Cord nevers amount to about 30 million growing at 66%.

This all amounts to Americans spending about 12 hours accessing content every day running up to the barrier of natural limits.

That might give consumers some allocated time to sleep, eat, and work, but not much else. We are robotically reliant on content providers to deliver us our fill of daily content.

When automotive technology comes online, it could potentially eke out an incremental 1-2 hours that Americans can stare at their content while being chauffeured around.

How is Fortnite doing financially?

Fortnite earned $2.5 billion in 2018 from a mix of in-game items and passes.

A seasonal Battle Pass is $10, and over 30% of American gamers have purchased this product.

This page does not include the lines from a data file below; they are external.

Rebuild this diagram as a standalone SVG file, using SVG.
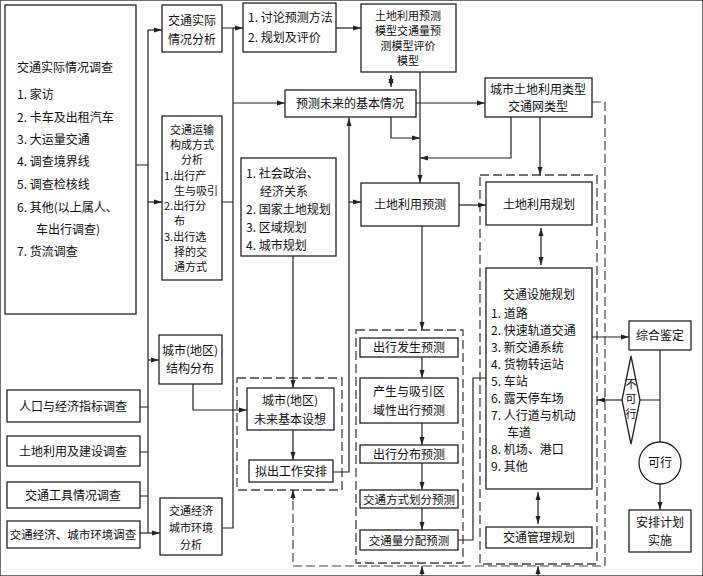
<svg xmlns="http://www.w3.org/2000/svg" width="703" height="576" viewBox="0 0 703 576">
<defs>
<marker id="a" markerWidth="8" markerHeight="6" refX="8" refY="3" orient="auto" markerUnits="userSpaceOnUse"><path d="M0,0.5 L8,3 L0,5.5z" fill="#222"/></marker>
<marker id="s" markerWidth="8" markerHeight="6" refX="0" refY="3" orient="auto" markerUnits="userSpaceOnUse"><path d="M8,0.5 L0,3 L8,5.5z" fill="#222"/></marker>
</defs>
<style>
rect,circle,polygon{fill:#fff;stroke:#222;stroke-width:1.3}
.d{fill:none;stroke:#444;stroke-width:1.3;stroke-dasharray:9 4}
text{font-family:"Noto Sans CJK SC","Noto Sans",sans-serif;font-size:12px;fill:#111}
.c{text-anchor:middle}
.sm{font-size:11px}
#conn path{fill:none;stroke:#222;stroke-width:1.2}
#conn .dl{stroke-dasharray:9 4;stroke:#444}
</style>
<rect width="703" height="576" fill="#fff" stroke="none"/>
<g id="dashed">
<rect class="d" x="237" y="378" width="105" height="112"/>
<rect class="d" x="356" y="330" width="107" height="233"/>
<rect class="d" x="480" y="175" width="117" height="389"/>
</g>
<g id="conn">
<path d="M136,165 H148 M148,30 V533" />
<path d="M148,30 H162" marker-end="url(#a)"/>
<path d="M148,202 H162" marker-end="url(#a)"/>
<path d="M148,360 H159" marker-end="url(#a)"/>
<path d="M140,407 H148 M140,452 H148 M140,496 H148"/>
<path d="M140,533 H160" marker-end="url(#a)"/>
<path d="M222,28 H233 V528 H222 M222,202 H233"/>
<path d="M233,28 H243" marker-end="url(#a)"/>
<path d="M233,103 H285" marker-end="url(#a)"/>
<path d="M336,28 H361" marker-end="url(#a)"/>
<path d="M391,75 V87" marker-start="url(#s)" marker-end="url(#a)"/>
<path d="M420,72 V183" marker-end="url(#a)"/>
<path d="M391,117 V138 H420" marker-end="url(#a)"/>
<path d="M511,117 V158 H420" marker-end="url(#a)"/>
<path d="M416,103 H485" marker-end="url(#a)"/>
<path d="M540,117 V175" marker-end="url(#a)"/>
<path d="M293,256 V388" marker-end="url(#a)"/>
<path d="M333,472 H349 V118" marker-end="url(#a)"/>
<path d="M349,202 H361" marker-end="url(#a)"/>
<path d="M459,205 H486" marker-end="url(#a)"/>
<path d="M193,384 V410 H247" marker-end="url(#a)"/>
<path d="M293,430 V460" marker-end="url(#a)"/>
<path d="M422,226 V330" marker-end="url(#a)"/>
<path d="M422,357 V378" marker-end="url(#a)"/>
<path d="M422,423 V445" marker-end="url(#a)"/>
<path d="M422,463 V490" marker-end="url(#a)"/>
<path d="M422,508 V530" marker-end="url(#a)"/>
<path d="M458,540 H473 V378 H486"/>
<path d="M541,228 V265" marker-start="url(#s)" marker-end="url(#a)"/>
<path d="M538,492 V524" marker-start="url(#s)" marker-end="url(#a)"/>
<path d="M592,337 H629" marker-end="url(#a)"/>
<path d="M660,350 V442 M660,400 H639"/>
<path d="M623,400 H597" marker-end="url(#a)"/>
<path d="M660,484 V510" marker-end="url(#a)"/>
<path class="dl" d="M592,102 H605 V566 H293 V492"/>
<path d="M293,500 V490" marker-end="url(#a)"/>
<path d="M422,576 V566" marker-end="url(#a)"/>
<path d="M538,576 V566" marker-end="url(#a)"/>
</g>
<g id="n1"><rect x="5" y="5" width="131" height="309"/>
<text x="17" y="72">交通实际情况调查</text>
<text x="17" y="99">1. 家访</text><text x="17" y="122">2. 卡车及出租汽车</text><text x="17" y="144">3. 大运量交通</text><text x="17" y="166">4. 调查境界线</text><text x="17" y="189">5. 调查检核线</text><text x="17" y="212">6. 其他(以上属人、</text><text x="36" y="234">车出行调查)</text><text x="17" y="256">7. 货流调查</text></g>
<g id="n2"><rect x="162" y="5" width="60" height="47"/><text class="c" x="192" y="25">交通实际</text><text class="c" x="192" y="44">情况分析</text></g>
<g id="n3"><rect x="162" y="116" width="60" height="164"/>
<text class="c sm" x="192" y="134">交通运输</text><text class="c sm" x="192" y="149">构成方式</text><text class="c sm" x="192" y="164">分析</text>
<text class="sm" x="164" y="180">1.出行产</text><text class="sm" x="174" y="195">生与吸引</text><text class="sm" x="164" y="210">2.出行分</text><text class="sm" x="174" y="225">布</text><text class="sm" x="164" y="241">3.出行选</text><text class="sm" x="174" y="256">择的交</text><text class="sm" x="174" y="271">通方式</text></g>
<g id="n4"><rect x="243" y="3" width="93" height="49"/><text x="248" y="22">1. 讨论预测方法</text><text x="248" y="42">2. 规划及评价</text></g>
<g id="n5"><rect x="361" y="4" width="95" height="68"/><text class="c sm" x="408" y="20">土地利用预测</text><text class="c sm" x="408" y="35">模型交通量预</text><text class="c sm" x="408" y="50">测模型评价</text><text class="c sm" x="408" y="65">模型</text></g>
<g id="n6"><rect x="285" y="90" width="131" height="27"/><text class="c" x="350" y="108">预测未来的基本情况</text></g>
<g id="n7"><rect x="485" y="78" width="107" height="39"/><text class="c" x="538" y="94">城市土地利用类型</text><text class="c" x="538" y="111">交通网类型</text></g>
<g id="n8"><rect x="241" y="158" width="95" height="98"/><text x="246" y="178">1. 社会政治、</text><text x="260" y="196">经济关系</text><text x="246" y="214">2. 国家土地规划</text><text x="246" y="232">3. 区域规划</text><text x="246" y="250">4. 城市规划</text></g>
<g id="n9"><rect x="361" y="183" width="98" height="43"/><text class="c" x="410" y="209">土地利用预测</text></g>
<g id="n10"><rect x="486" y="182" width="106" height="43"/><text class="c" x="539" y="209">土地利用规划</text></g>
<g id="n11"><rect x="486" y="268" width="106" height="221"/><text class="c" x="539" y="299">交通设施规划</text>
<text x="491" y="318">1. 道路</text><text x="491" y="335">2. 快速轨道交通</text><text x="491" y="352">3. 新交通系统</text><text x="491" y="369">4. 货物转运站</text><text x="491" y="386">5. 车站</text><text x="491" y="403">6. 露天停车场</text><text x="491" y="420">7. 人行道与机动</text><text x="507" y="437">车道</text><text x="491" y="454">8. 机场、港口</text><text x="491" y="471">9. 其他</text></g>
<g id="n12"><rect x="486" y="527" width="106" height="21"/><text class="c" x="539" y="542">交通管理规划</text></g>
<g id="n13"><rect x="629" y="321" width="62" height="29"/><text class="c" x="660" y="340">综合鉴定</text></g>
<g id="n14"><polygon points="631,356 640,400 631,444 622,400"/><text class="c" x="631" y="388" style="font-size:11px">不</text><text class="c" x="631" y="403" style="font-size:11px">可</text><text class="c" x="631" y="418" style="font-size:11px">行</text></g>
<g id="n15"><circle cx="660" cy="463" r="21"/><text class="c" x="660" y="467">可行</text></g>
<g id="n16"><rect x="629" y="510" width="62" height="42"/><text class="c" x="660" y="527">安排计划</text><text class="c" x="660" y="545">实施</text></g>
<g id="n17"><rect x="7" y="390" width="133" height="32"/><text class="c" x="73" y="411">人口与经济指标调查</text></g>
<g id="n18"><rect x="7" y="436" width="133" height="30"/><text class="c" x="73" y="456">土地利用及建设调查</text></g>
<g id="n19"><rect x="7" y="482" width="133" height="26"/><text class="c" x="73" y="500">交通工具情况调查</text></g>
<g id="n20"><rect x="7" y="521" width="133" height="27"/><text class="c" x="73" y="539" style="font-size:11.5px">交通经济、城市环境调查</text></g>
<g id="n21"><rect x="159" y="335" width="63" height="49"/><text class="c" x="190" y="355">城市(地区)</text><text class="c" x="190" y="373">结构分布</text></g>
<g id="n22"><rect x="160" y="498" width="62" height="57"/><text class="c sm" x="191" y="515">交通经济</text><text class="c sm" x="191" y="532">城市环境</text><text class="c sm" x="191" y="549">分析</text></g>
<g id="n23"><rect x="247" y="388" width="87" height="42"/><text class="c" x="290" y="405">城市(地区)</text><text class="c" x="290" y="424">未来基本设想</text></g>
<g id="n24"><rect x="249" y="460" width="84" height="22"/><text class="c" x="291" y="476">拟出工作安排</text></g>
<g id="n25"><rect x="360" y="338" width="98" height="19"/><text class="c" x="409" y="352">出行发生预测</text></g>
<g id="n26"><rect x="360" y="378" width="98" height="45"/><text class="c" x="409" y="396">产生与吸引区</text><text class="c" x="409" y="415">域性出行预测</text></g>
<g id="n27"><rect x="360" y="445" width="98" height="18"/><text class="c" x="409" y="459">出行分布预测</text></g>
<g id="n28"><rect x="360" y="490" width="98" height="18"/><text class="c" x="409" y="504" style="font-size:11.5px">交通方式划分预测</text></g>
<g id="n29"><rect x="360" y="530" width="98" height="20"/><text class="c" x="409" y="545" style="font-size:11.5px">交通量分配预测</text></g>
</svg>
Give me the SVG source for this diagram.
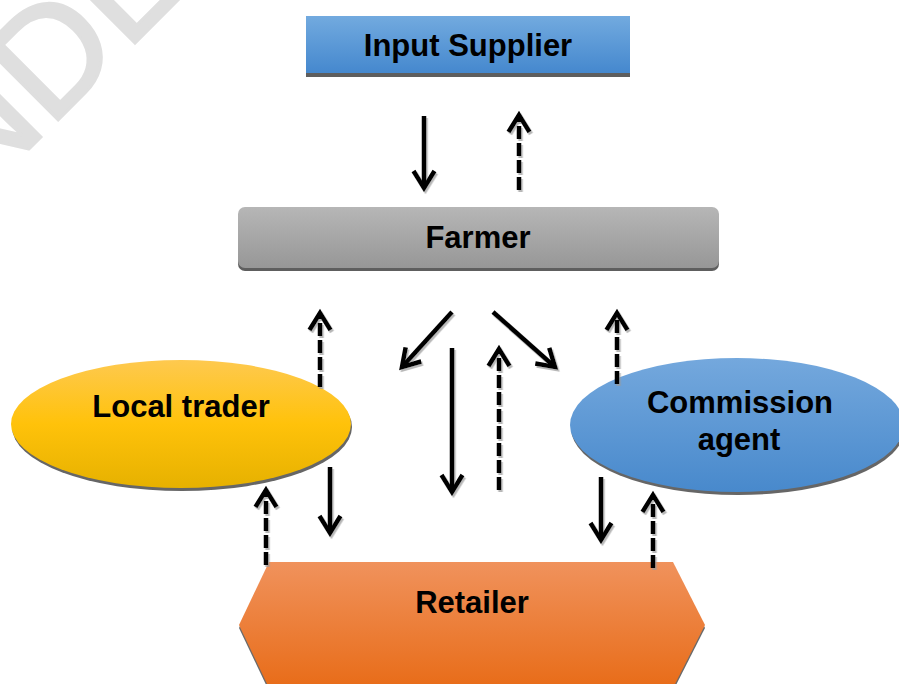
<svg xmlns="http://www.w3.org/2000/svg" width="899" height="684" viewBox="0 0 899 684">
<style>
.lbl{font-family:"Liberation Sans",Arial,sans-serif;font-weight:bold;font-size:31px;fill:#000;text-anchor:middle}
.conn{fill:none;stroke:#000;stroke-width:4.5}
.dash{stroke-dasharray:13 4}
.shadow{fill:#5e5e5e}
</style>
<defs>
<linearGradient id="gBlue" x1="0" y1="0" x2="0" y2="1"><stop offset="0" stop-color="#72aadf"/><stop offset="1" stop-color="#4588ce"/></linearGradient>
<linearGradient id="gGray" x1="0" y1="0" x2="0" y2="1"><stop offset="0" stop-color="#b6b6b6"/><stop offset="1" stop-color="#979797"/></linearGradient>
<linearGradient id="gGold" x1="0" y1="0" x2="0" y2="1"><stop offset="0" stop-color="#fec94f"/><stop offset="0.5" stop-color="#ffc20a"/><stop offset="1" stop-color="#e6b100"/></linearGradient>
<linearGradient id="gBlue2" x1="0" y1="0" x2="0" y2="1"><stop offset="0" stop-color="#74a8dd"/><stop offset="1" stop-color="#4889cc"/></linearGradient>
<linearGradient id="gOrange" x1="0" y1="0" x2="0" y2="1"><stop offset="0" stop-color="#f0925c"/><stop offset="1" stop-color="#e86c18"/></linearGradient>
<filter id="ls" x="-50%" y="-50%" width="200%" height="200%"><feDropShadow dx="1.5" dy="2" stdDeviation="0.6" flood-color="#9a9a9a" flood-opacity="0.7"/></filter>
<marker id="ah" markerUnits="userSpaceOnUse" viewBox="-25 -15 30 30" refX="0" refY="0" markerWidth="30" markerHeight="30" orient="auto" overflow="visible">
<path d="M-17,-10.5 L0,0 L-17,10.5" fill="none" stroke="#000" stroke-width="4.5" stroke-dasharray="none"/>
</marker>
</defs>
<text transform="translate(-27,205) rotate(-45)" font-family="Liberation Sans,Arial,sans-serif" font-size="150" fill="#dfdfdf" stroke="#dfdfdf" stroke-width="3">NDE</text>
<g id="input-supplier">
<rect class="shadow" x="306" y="20" width="324" height="57"/>
<rect x="306" y="16" width="324" height="57" fill="url(#gBlue)"/>
<text class="lbl" x="468" y="56">Input Supplier</text>
</g>
<g id="farmer">
<rect x="238" y="210" width="481" height="61" rx="7" fill="#5e5e5e"/>
<rect x="238" y="207" width="481" height="61" rx="7" fill="url(#gGray)"/>
<text class="lbl" x="478" y="248">Farmer</text>
</g>
<g id="local-trader">
<ellipse cx="182" cy="427" rx="170" ry="64" fill="#666"/>
<ellipse cx="181" cy="424" rx="170" ry="64" fill="url(#gGold)"/>
<text class="lbl" x="181" y="417">Local trader</text>
</g>
<g id="commission-agent">
<ellipse cx="738" cy="428" rx="167" ry="67" fill="#666"/>
<ellipse cx="737" cy="425" rx="167" ry="67" fill="url(#gBlue2)"/>
<text class="lbl" x="740" y="413">Commission</text>
<text class="lbl" x="739" y="450">agent</text>
</g>
<g id="retailer">
<polygon points="269,565 673,565 705,628 673,691 269,691 239,628" fill="#6a6a6a"/>
<polygon points="269,562 673,562 705,625 673,688 269,688 239,625" fill="url(#gOrange)"/>
<text class="lbl" x="472" y="613">Retailer</text>
</g>
<g id="connectors" filter="url(#ls)">
<line class="conn" x1="424" y1="116" x2="424" y2="188" marker-end="url(#ah)"/>
<line class="conn" x1="452" y1="312" x2="402" y2="367" marker-end="url(#ah)"/>
<line class="conn" x1="493" y1="312" x2="555" y2="367" marker-end="url(#ah)"/>
<line class="conn" x1="452" y1="348" x2="452" y2="492" marker-end="url(#ah)"/>
<line class="conn" x1="330" y1="467" x2="330" y2="533" marker-end="url(#ah)"/>
<line class="conn" x1="601" y1="477" x2="601" y2="540" marker-end="url(#ah)"/>
<line class="conn dash" x1="519" y1="190" x2="519" y2="115" marker-end="url(#ah)"/>
<line class="conn dash" x1="320" y1="387" x2="320" y2="313" marker-end="url(#ah)"/>
<line class="conn dash" x1="499" y1="490" x2="499" y2="349" marker-end="url(#ah)"/>
<line class="conn dash" x1="617" y1="384" x2="617" y2="313" marker-end="url(#ah)"/>
<line class="conn dash" x1="266" y1="565" x2="266" y2="490" marker-end="url(#ah)"/>
<line class="conn dash" x1="653" y1="568" x2="653" y2="495" marker-end="url(#ah)"/>
</g>
</svg>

Unlike traditional video gamers who are tied to certain consoles, Fortnite is available on seven platforms: PlayStation 4, Nintendo Switch, Xbox One, PC, Mac, iOS, and Android.

In a time of $60 video games, this new freemium model must shake the foundations of the video gaming establishment.

The rise of freemium games could eradicate the console completely.

A $200-300 console seems expensive if games are free on your $100 Android phone.

The worst side-effect of Fortnite for the traditional video game producers is not Fortnite itself.

It’s the fact that this new model has opened up a new can of worms proving this freemium model with no consoles is the key to unlocking gaming audiences with a 24-hour battle royale, free to play, on-demand, in-game currency, season pass model that was thought to be a hopeful wish by industry analysts.

Then the next question is when will the next Fortnite-esque freemium go viral and can these legacy gaming companies alter their model to accommodate this new business model?

Indeed, management must be freaking out. They thought they had a monopoly on the gaming industry but the nimbler and forward-thinking firm has won-out.

Even the most subscribed YouTuber PewDiePie from Sweden is using Fortnite to keep him in the lead for most YouTube subscribers as Indian music YouTube channel T-Series has caught up with his subscriber count that currently totals 84.3 million.

PewDiePie’s lead was cut down to 20,000 and decided to leverage playing Fortnite squad matches to boost his subs.

The upload got over seven million views in a day backing up my thesis that Fortnite has become the hottest media content asset for cord cutters and cord nevers around the world.

As for the video game stocks, don’t touch them until Fortnite trails off.

And if another freemium game comes to the fore that they aren’t on, run for the hills.